4 Ways Youth Pastors Can Weather A Tough Season Of Ministry
By: Vanderbloemen
Here in Houston, we just experienced rain. The kind of rain that floods rivers and roads. Rain that wrecks commutes and destroys homes. The storms that came through Texas were completely unavoidable. No one asked for them, and there was nothing that anyone could do to stop them from coming.
Have you ever encountered a season of ministry like this? You were riding the waves of a flourishing student ministry for months or maybe even a few years. Maybe you had an awesome camp experience where students met Jesus for the first time. Perhaps you took a group on a mission trip and your student’s hearts were set on fire for helping the broken and poor. But what happens when the storm clouds roll in? When someone you do ministry with breaks your trust? When your midweek program attendance starts to steadily decline without reason? When you have been told that you will no longer have the budget to back parts of your ministry? How can you prepare yourself for those storms?

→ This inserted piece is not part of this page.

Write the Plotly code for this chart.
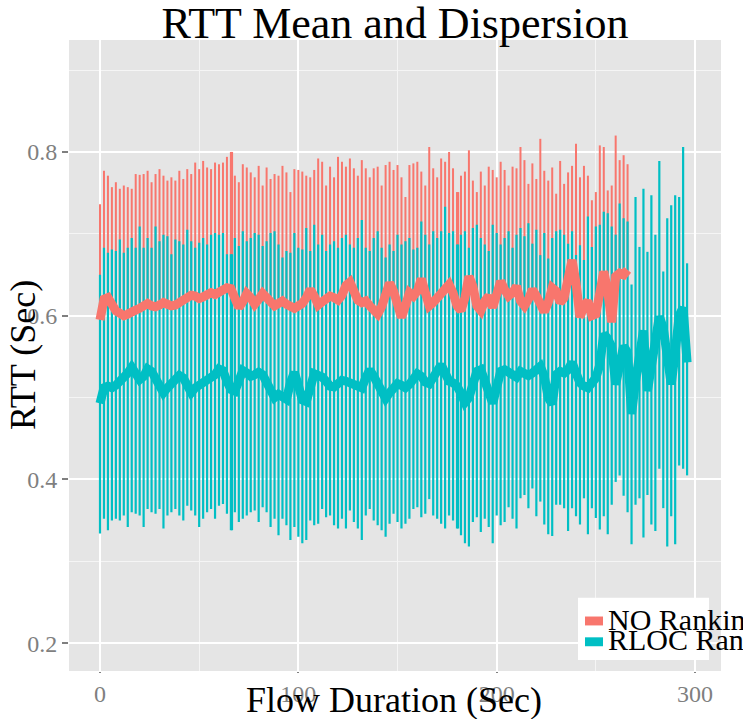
import numpy as np
import plotly.graph_objects as go

# ---------------- data ----------------
# time stamps (seconds), one measurement every 2 s
red_x = list(range(0, 268, 2))      # NO Ranking : 0 .. 266
teal_x = list(range(0, 298, 2))     # RLOC Ranking : 0 .. 296

# NO Ranking : mean RTT and upper end of dispersion bar
red_mean = [
    0.595, 0.620, 0.622, 0.612, 0.606, 0.603, 0.600, 0.602, 0.606, 0.607,
    0.609, 0.613, 0.615, 0.612, 0.611, 0.613, 0.616, 0.614, 0.612, 0.613,
    0.616, 0.619, 0.622, 0.625, 0.624, 0.621, 0.623, 0.626, 0.628, 0.626,
    0.628, 0.631, 0.634, 0.633, 0.618, 0.610, 0.617, 0.627, 0.622, 0.614,
    0.620, 0.627, 0.622, 0.616, 0.612, 0.615, 0.618, 0.614, 0.611, 0.609,
    0.612, 0.615, 0.622, 0.632, 0.624, 0.613, 0.617, 0.620, 0.624, 0.622,
    0.619, 0.625, 0.637, 0.641, 0.630, 0.619, 0.616, 0.618, 0.612, 0.606,
    0.602, 0.611, 0.626, 0.640, 0.630, 0.610, 0.598, 0.612, 0.628, 0.624,
    0.630, 0.645, 0.632, 0.612, 0.616, 0.622, 0.628, 0.634, 0.638, 0.628,
    0.612, 0.606, 0.622, 0.648, 0.636, 0.612, 0.606, 0.618, 0.624, 0.610,
    0.628, 0.642, 0.632, 0.624, 0.628, 0.636, 0.618, 0.612, 0.620, 0.632,
    0.624, 0.612, 0.605, 0.616, 0.634, 0.630, 0.616, 0.622, 0.645, 0.668,
    0.640, 0.598, 0.612, 0.618, 0.600, 0.602, 0.628, 0.654, 0.630, 0.592,
    0.648, 0.652, 0.650, 0.656,
]
red_hi = [
    0.736, 0.777, 0.771, 0.757, 0.763, 0.755, 0.759, 0.757, 0.755, 0.773,
    0.772, 0.773, 0.777, 0.763, 0.773, 0.779, 0.771, 0.765, 0.769, 0.765,
    0.777, 0.767, 0.779, 0.773, 0.787, 0.779, 0.789, 0.781, 0.779, 0.787,
    0.785, 0.787, 0.794, 0.800, 0.771, 0.763, 0.785, 0.781, 0.775, 0.769,
    0.783, 0.759, 0.781, 0.767, 0.773, 0.771, 0.783, 0.775, 0.751, 0.779,
    0.778, 0.776, 0.771, 0.769, 0.778, 0.792, 0.788, 0.759, 0.782, 0.769,
    0.794, 0.788, 0.782, 0.792, 0.780, 0.771, 0.790, 0.780, 0.769, 0.780,
    0.782, 0.759, 0.784, 0.788, 0.778, 0.784, 0.769, 0.745, 0.784, 0.786,
    0.788, 0.776, 0.759, 0.806, 0.780, 0.769, 0.792, 0.788, 0.800, 0.780,
    0.751, 0.771, 0.776, 0.802, 0.765, 0.751, 0.776, 0.759, 0.782, 0.778,
    0.769, 0.788, 0.778, 0.759, 0.782, 0.780, 0.806, 0.790, 0.761, 0.786,
    0.767, 0.816, 0.777, 0.765, 0.781, 0.749, 0.789, 0.761, 0.775, 0.783,
    0.810, 0.769, 0.783, 0.771, 0.741, 0.751, 0.808, 0.806, 0.753, 0.759,
    0.820, 0.790, 0.796, 0.785,
]

# RLOC Ranking : mean RTT, upper and lower end of dispersion bar
teal_mean = [
    0.493, 0.512, 0.514, 0.512, 0.515, 0.520, 0.522, 0.530, 0.537, 0.528,
    0.522, 0.526, 0.535, 0.532, 0.522, 0.512, 0.506, 0.512, 0.516, 0.520,
    0.527, 0.524, 0.515, 0.506, 0.512, 0.515, 0.518, 0.522, 0.524, 0.528,
    0.535, 0.533, 0.520, 0.510, 0.508, 0.520, 0.533, 0.530, 0.526, 0.528,
    0.531, 0.528, 0.520, 0.512, 0.500, 0.504, 0.502, 0.498, 0.518, 0.531,
    0.515, 0.497, 0.495, 0.512, 0.529, 0.527, 0.525, 0.520, 0.514, 0.513,
    0.518, 0.521, 0.520, 0.518, 0.517, 0.514, 0.512, 0.524, 0.534, 0.526,
    0.515, 0.504, 0.499, 0.506, 0.514, 0.517, 0.515, 0.512, 0.516, 0.522,
    0.529, 0.526, 0.519, 0.517, 0.524, 0.534, 0.540, 0.530, 0.520, 0.518,
    0.514, 0.505, 0.494, 0.500, 0.518, 0.532, 0.534, 0.520, 0.500, 0.493,
    0.512, 0.532, 0.534, 0.531, 0.528, 0.525, 0.532, 0.530, 0.527, 0.530,
    0.536, 0.538, 0.526, 0.500, 0.492, 0.528, 0.532, 0.530, 0.534, 0.543,
    0.530, 0.518, 0.514, 0.512, 0.518, 0.524, 0.540, 0.578, 0.572, 0.562,
    0.516, 0.540, 0.563, 0.555, 0.480, 0.520, 0.563, 0.582, 0.508, 0.540,
    0.571, 0.599, 0.585, 0.540, 0.516, 0.555, 0.600, 0.610, 0.543,
]
teal_hi = [
    0.650, 0.683, 0.677, 0.681, 0.679, 0.693, 0.677, 0.683, 0.695, 0.683,
    0.709, 0.683, 0.695, 0.683, 0.709, 0.691, 0.699, 0.697, 0.675, 0.693,
    0.691, 0.687, 0.705, 0.691, 0.683, 0.689, 0.695, 0.687, 0.699, 0.701,
    0.699, 0.701, 0.675, 0.675, 0.695, 0.685, 0.703, 0.691, 0.695, 0.701,
    0.699, 0.685, 0.691, 0.701, 0.703, 0.687, 0.671, 0.679, 0.677, 0.701,
    0.683, 0.681, 0.707, 0.679, 0.711, 0.687, 0.699, 0.679, 0.687, 0.691,
    0.683, 0.695, 0.699, 0.687, 0.683, 0.695, 0.717, 0.683, 0.679, 0.695,
    0.703, 0.683, 0.671, 0.687, 0.679, 0.699, 0.687, 0.691, 0.695, 0.681,
    0.683, 0.715, 0.699, 0.687, 0.703, 0.695, 0.703, 0.733, 0.701, 0.703,
    0.687, 0.699, 0.703, 0.683, 0.707, 0.711, 0.695, 0.687, 0.679, 0.711,
    0.701, 0.687, 0.695, 0.703, 0.683, 0.699, 0.707, 0.697, 0.713, 0.688,
    0.705, 0.674, 0.701, 0.670, 0.695, 0.703, 0.705, 0.699, 0.688, 0.703,
    0.674, 0.686, 0.668, 0.721, 0.684, 0.709, 0.711, 0.727, 0.725, 0.709,
    0.699, 0.737, 0.719, 0.715, 0.638, 0.745, 0.684, 0.755, 0.678, 0.747,
    0.699, 0.789, 0.654, 0.719, 0.735, 0.747, 0.745, 0.806, 0.664,
]
teal_lo = [
    0.334, 0.352, 0.338, 0.350, 0.352, 0.350, 0.356, 0.342, 0.360, 0.358,
    0.356, 0.342, 0.364, 0.360, 0.358, 0.364, 0.340, 0.356, 0.360, 0.364,
    0.356, 0.350, 0.368, 0.362, 0.356, 0.342, 0.352, 0.360, 0.364, 0.352,
    0.368, 0.370, 0.358, 0.338, 0.360, 0.348, 0.352, 0.356, 0.360, 0.362,
    0.348, 0.366, 0.360, 0.342, 0.352, 0.332, 0.352, 0.344, 0.326, 0.342,
    0.330, 0.322, 0.326, 0.350, 0.344, 0.346, 0.364, 0.354, 0.356, 0.344,
    0.340, 0.352, 0.340, 0.362, 0.348, 0.340, 0.326, 0.356, 0.364, 0.350,
    0.344, 0.338, 0.330, 0.346, 0.358, 0.348, 0.340, 0.346, 0.352, 0.364,
    0.366, 0.354, 0.358, 0.376, 0.356, 0.352, 0.346, 0.340, 0.356, 0.350,
    0.340, 0.332, 0.322, 0.318, 0.348, 0.354, 0.336, 0.352, 0.342, 0.322,
    0.356, 0.344, 0.348, 0.366, 0.352, 0.340, 0.377, 0.381, 0.365, 0.389,
    0.355, 0.373, 0.345, 0.333, 0.331, 0.369, 0.369, 0.365, 0.337, 0.365,
    0.355, 0.345, 0.377, 0.333, 0.365, 0.353, 0.339, 0.355, 0.333, 0.369,
    0.397, 0.405, 0.380, 0.360, 0.321, 0.369, 0.377, 0.329, 0.381, 0.345,
    0.337, 0.413, 0.365, 0.318, 0.355, 0.321, 0.417, 0.413, 0.405,
]

# two time stamps where the bar is drawn twice (looks doubled)
double_idx = [33, 90]

series_names = ["NO Ranking", "RLOC Ranking"]
RED = "#F8766D"
TEAL = "#00BFC4"

assert len(red_mean) == len(red_hi) == len(red_x)
assert len(teal_mean) == len(teal_hi) == len(teal_lo) == len(teal_x)

# ---------------- figure ----------------
rm = np.array(red_mean); rh = np.array(red_hi)
tm = np.array(teal_mean); th = np.array(teal_hi); tl = np.array(teal_lo)
rx = np.array(red_x); tx = np.array(teal_x)
di = np.array(double_idx)


def bars(x, m, up, down, color, thick):
    return go.Scatter(
        x=x, y=m, mode="markers",
        marker=dict(size=0.1, color="rgba(0,0,0,0)"),
        error_y=dict(type="data", symmetric=False, array=up, arrayminus=down,
                     color=color, thickness=thick, width=0),
        hoverinfo="skip", showlegend=False,
    )


zero_r = np.zeros_like(rm)
fig = go.Figure()
# the lower half of the NO Ranking bars is fully hidden behind the RLOC bars
fig.add_trace(bars(rx, rm, rh - rm, zero_r, RED, 2))
fig.add_trace(bars(rx[di] + 0.6, rm[di], (rh - rm)[di], zero_r[di], RED, 2))
fig.add_trace(bars(tx, tm, th - tm, tm - tl, TEAL, 2.2))
fig.add_trace(bars(tx[di] + 0.6, tm[di], (th - tm)[di], (tm - tl)[di], TEAL, 2))
fig.add_trace(go.Scatter(x=rx, y=rm, mode="lines", name=series_names[0],
                         line=dict(color=RED, width=9), showlegend=False))
fig.add_trace(go.Scatter(x=tx, y=tm, mode="lines", name=series_names[1],
                         line=dict(color=TEAL, width=9), showlegend=False))

L, R, T, B = 69, 22, 40, 42
W, H = 743, 719
pw, ph = W - L - R, H - T - B


def px_x(p):
    return (p - L) / pw


def px_y(p):
    return (H - B - p) / ph


tick_font = dict(family="Liberation Serif", size=24, color="#7f7f7f")
fig.update_layout(
    width=W, height=H,
    margin=dict(l=L, r=R, t=T, b=B, pad=0),
    paper_bgcolor="white", plot_bgcolor="#E5E5E5",
    showlegend=False,
    title=dict(text="RTT Mean and Dispersion",
               font=dict(family="Liberation Serif", size=44, color="black"),
               x=395 / W, xanchor="center", xref="container",
               y=1 - 23 / H, yanchor="middle", yref="container"),
    xaxis=dict(range=[-15.63, 313.1], tickmode="array", tickvals=[0, 100, 200, 300],
               ticktext=["0", "100", "200", "300"],
               ticks="outside", ticklen=1, tickwidth=1.5, tickcolor="#7f7f7f",
               tickfont=tick_font, showgrid=True, gridcolor="white", gridwidth=2,
               zeroline=False, showline=False,
               minor=dict(tickmode="array", tickvals=[50, 150, 250], showgrid=True,
                          gridcolor="#F5F5F5", gridwidth=1, ticks="")),
    yaxis=dict(range=[0.1661, 0.9367], tickmode="array", tickvals=[0.2, 0.4, 0.6, 0.8],
               ticktext=["0.2", "0.4", "0.6", "0.8"],
               ticks="outside", ticklen=6, tickwidth=1.5, tickcolor="#7f7f7f",
               tickfont=tick_font, showgrid=True, gridcolor="white", gridwidth=2,
               zeroline=False, showline=False,
               minor=dict(tickmode="array", tickvals=[0.3, 0.5, 0.7, 0.9], showgrid=True,
                          gridcolor="#F5F5F5", gridwidth=1, ticks="")),
)

title_font = dict(family="Liberation Serif", size=36, color="black")
annotations = [
    dict(text="Flow Duration (Sec)", xref="paper", yref="paper",
         x=px_x(394), y=px_y(706), xanchor="center", yanchor="middle",
         showarrow=False, font=title_font),
    dict(text="RTT (Sec)", xref="paper", yref="paper",
         x=px_x(23), y=px_y(358), xanchor="center", yanchor="middle",
         textangle=-90, showarrow=False, font=title_font),
]

# manual legend (box, keys, labels)
leg_font = dict(family="Liberation Serif", size=30, color="black")
shapes = [
    dict(type="rect", xref="paper", yref="paper", x0=px_x(578), x1=px_x(709),
         y0=px_y(666), y1=px_y(603), fillcolor="white", line=dict(width=0), layer="above"),
    dict(type="rect", xref="paper", yref="paper", x0=px_x(585), x1=px_x(603),
         y0=px_y(631), y1=px_y(622), fillcolor=RED, line=dict(width=0), layer="above"),
    dict(type="rect", xref="paper", yref="paper", x0=px_x(585), x1=px_x(603),
         y0=px_y(652), y1=px_y(643), fillcolor=TEAL, line=dict(width=0), layer="above"),
]
annotations += [
    dict(text=series_names[0], xref="paper", yref="paper", x=px_x(606), y=px_y(625),
         xanchor="left", yanchor="middle", showarrow=False, font=leg_font),
    dict(text=series_names[1], xref="paper", yref="paper", x=px_x(606), y=px_y(645),
         xanchor="left", yanchor="middle", showarrow=False, font=leg_font),
]
fig.update_layout(annotations=annotations, shapes=shapes)

fig.write_html("out.html")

Here are 4 lessons I have learned are incredibly helpful in the midst of whatever storm you are facing now or will face in the future. My hope is that they will strengthen your student ministry and strengthen you as a leader.
1. Vision, Vision, Vision
In tough seasons of ministry, vision can, and usually will, get cloudy. Through attendance decline, programming shifts, staff turnover, etc., the vision and mission of your youth ministry can get very lost. You, as a Youth Ministry leader, might also forget why it is you do what you do.
As you walk through these hard seasons it is absolutely crucial for you as the leader to carry the vision with you wherever you go. Type it out on a sheet of paper that you hang somewhere in your office as a physical reminder that you see every day. Tell as many people as your can about your vision. It will seem painfully repetitive to you, but cast vision to your leaders and students at any chance you get; during your program, leaders meetings, random conversations, on social media.
It might not immediately lift the clouds, but it will let everyone around you know that your focus is not on the rain but on what God has in store for you next. And once the storm has passed, you can move forward with full confidence knowing that you, your leaders, and your students know and are bought into what your vision is and will now carry it with them every day.
2. Be Authentic
I have been able to rub shoulders with some incredible leaders in my life. I have found that the leaders I admire the most live and lead with authenticity and integrity in every season. In the thick of the storm, it will be tempting to put on a front that everything is awesome though it’s really storming behind the scenes. But you will gain an incredible amount of credibility as a leader if you can lead authentically.
Don’t be dishonest about the storm the ministry is facing; define reality. Chances are, your students already know or can feel that things haven’t been great. Depending on the circumstances of the situation, you may not be able to share all the details with your students. What is most helpful to them, however, is for you to share your heart for them, your heart for the church, and your heart for following Jesus no matter what. They need to know that you are walking with them and that you are for them through it all.
3. Seek Counsel
One of the worst things you can do through the storms in ministry is to stay inside your own head. I don’t know about you, but I have to talk through tough situations with another person. The simple act of taking what’s in my brain and forming it into words makes everything significantly clearer.
Find someone to talk to that you trust and know well. Maybe someone who has walked through a similar situation can offer wise counsel. Don’t let yourself buy into the lie that you have to figure everything out on your own; that you have to single-handedly calm the storm. That will put you in the fast track to ministerial ruin. God has never asked you to do this alone. So, set aside time to regularly meet with someone who can love, encourage, and pray for you right where you are.
4. Celebrate The Small Victories
Even if you have one student who shows up to a mid-week service, that is one more student who got to hear about the love of Christ. Celebrate every seemingly minor win. Once you are able to celebrate the small things, when the big wins come, it will be all the more reason for celebration! And if you as the leader can model this attitude of celebration in front of your students, they will catch on and start looking for little things to get excited about as well.
Your students (and usually their parents) are watching you, through both sunshine and torrential down pours. How you navigate the ministry through both of those will make it very clear what kind of leader you are. I know that weathering each storm that comes can be exhausting, but I don’t know many greater callings than helping students take steps towards Jesus.
How do you weather the storms you encounter in ministry?